本文为《Flink大数据项目实战》学习笔记,想通过视频系统学习Flink这个最火爆的大数据计算框架的同学,推荐学习课程:
Flink大数据项目实战:http://t.cn/EJtKhaz
1. DataStream Transformation
1.1 DataStream转换关系
上图标识了DataStream不同形态直接的转换关系,也可以看出DataStream主要包含以下几类:
1.keyby就是按照指定的key分组
2.window是一种特殊的分组(基于时间)
3.coGroup
4.join Join是cogroup 的特例
5.Connect就是松散联盟,类似于英联邦
1.2 DataStream
DataStream 是 Flink 流处理 API 中最核心的数据结构。

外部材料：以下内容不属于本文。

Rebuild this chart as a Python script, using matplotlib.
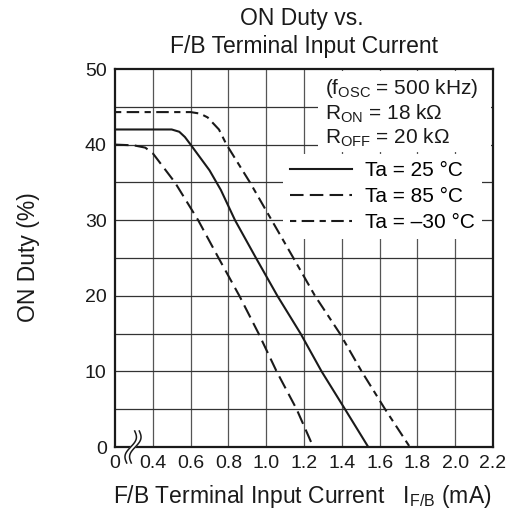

它代表了一个运行在多个分区上的并行流。
一个 DataStream 可以从 StreamExecutionEnvironment 通过env.addSource(SourceFunction) 获得。
1.3 map&flatMap
含义:数据映射(1进1出和1进n出)
转换关系:DataStream → DataStream
使用场景:
ETL时删减计算过程中不需要的字段
案例1:
public class TestMap {
public static void main(String[] args) throws Exception {
final StreamExecutionEnvironment env=StreamExecutionEnvironment.getExecutionEnvironment();
DataStream<Long> input=env.generateSequence(0,10);
DataStream plusOne=input.map(new MapFunction<Long, Long>() {
@Override
public Long map(Long value) throws Exception {
System.out.println("--------------------"+value);
return value+1;
}
});
plusOne.print();
env.execute();
}
}
案例2:
public class TestFlatmap {
public static void main(String[] args) throws Exception {
final StreamExecutionEnvironment env=StreamExecutionEnvironment.getExecutionEnvironment();
DataStream<String> input=env.fromElements(WORDS);
DataStream<String> wordStream=input.flatMap(new FlatMapFunction<String, String>() {
@Override
public void flatMap(String value, Collector<String> out) throws Exception {
String[] tokens = value.toLowerCase().split("\W+");
for (String token : tokens) {
if (token.length() > 0) {
out.collect(token);
}
}
}
});
wordStream.print();
env.execute();
}
public static final String[] WORDS = new String[] {
"To be, or not to be,--that is the question:--",
"Whether 'tis nobler in the mind to suffer",
"The slings and arrows of outrageous fortune",
"And by opposing end them?--To die,--to sleep,--",
"Be all my sins remember'd."
};
}
如右上图所示,DataStream 各个算子会并行运行,算子之间是数据流分区。如 Source 的第一个并行实例(S1)和 flatMap() 的第一个并行实例(m1)之间就是一个数据流分区。而在 flatMap() 和 map() 之间由于加了 rebalance(),它们之间的数据流分区就有3个子分区(m1的数据流向3个map()实例)。这与 Apache Kafka 是很类似的,把流想象成 Kafka Topic,而一个流分区就表示一个 Topic Partition,流的目标并行算子实例就是 Kafka Consumers。
1.4 filter
含义:数据筛选(满足条件event的被筛选出来进行后续处理),根据FliterFunction返回的布尔值来判断是否保留元素,true为保留,false则丢弃
转换关系: DataStream → DataStream
使用场景:
过滤脏数据、数据清洗等
案例:
public class TestFilter {
public static void main(String[] args) throws Exception {
final StreamExecutionEnvironment env=StreamExecutionEnvironment.getExecutionEnvironment();
DataStream<Long> input=env.generateSequence(-5,5);
input.filter(new FilterFunction<Long>() {
@Override
public boolean filter(Long value) throws Exception {
return value>0;
}
}).print();
env.execute();
}
}
1.5 keyBy
含义:
根据指定的key进行分组(逻辑上把DataStream分成若干不相交的分区,key一样的event会被划分到相同的partition,内部采用hash分区来实现)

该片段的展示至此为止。